Nigeria is pushing its satellite capacity as part of measures to connect millions of Nigerians living in rural areas to the internet. About 60 percent of the population is not covered by broadband and the majority of those covered are in the urban centers. Alale says boosting the satellite capacity would also contribute to the “nation’s digital economy service infrastructure.”
NigComSat is expected to play a key role in the achievement of the targets set out in the National Broadband Plan 2020-2025.
While the plans to acquire new satellites are ongoing, NigComSat has also been growing its human capacity by empowering its personnel to acquire the technical know-how of the satellite technologies. In recent times, it has sent personnel abroad for training and many of them have returned to contribute their skills in the industry.

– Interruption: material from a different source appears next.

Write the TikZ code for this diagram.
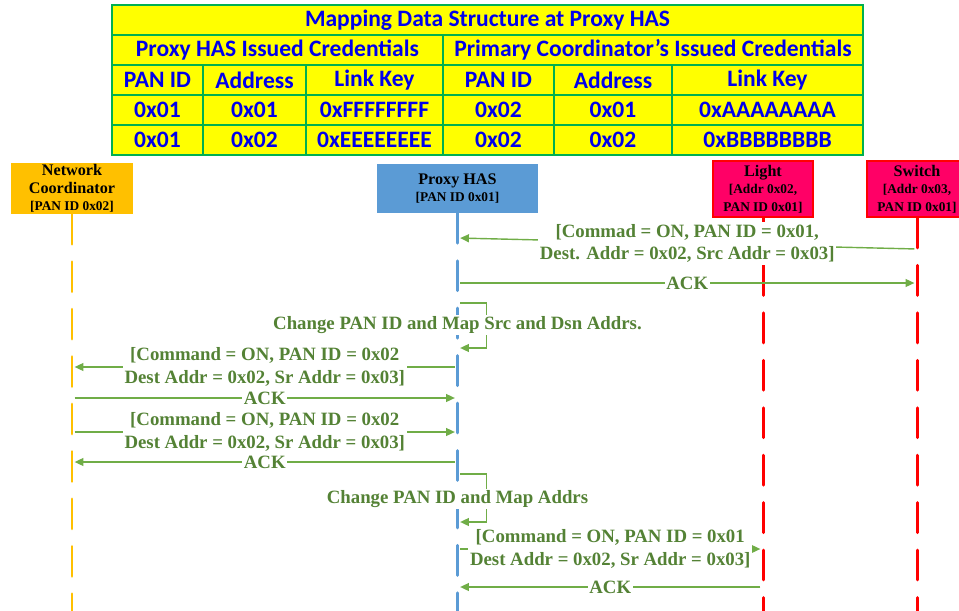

Beyond personnel training, the company is also reaching out to communities. NigComSat said it has trained 600 youths across the six geo-political zones in the country. The states that have benefited include Lagos, Kano, Gombe, Bauchi, Plateau, Rivers, Anambra, Niger, Kebbi, Akwa-Ibom, Abia, and Ekiti. These youths have been equipped with tools to participate in growing the digital economy.
The company also secured approval in early 2020 to form two subsidiary companies (SUBCOs) the Satellite Infrastructure Company (SIC) to provide satellite upstream services such as Transponder leasing, and In-Orbit-(IoT) services, Carrier Spectrum Management (CSM) services, etc. and the Satellite Broadcasting and Broadband Company (SBBC) to provide satellite downstream services such as broadband internet services, Broadcasting (DTH) services, etc.
Alale says NigComSat has been given a set of KPIs by the Minister of Communications and Digital Economy, linked to the development of a strategic document that identifies the key market opportunities and risks in the Nigerian market as well as defines the SUBCO’s operational framework.
The SUBCOs were formed to carry out commercial businesses on behalf of NigComSat with strategic partners and expand its business operations and in the information and communications technology space.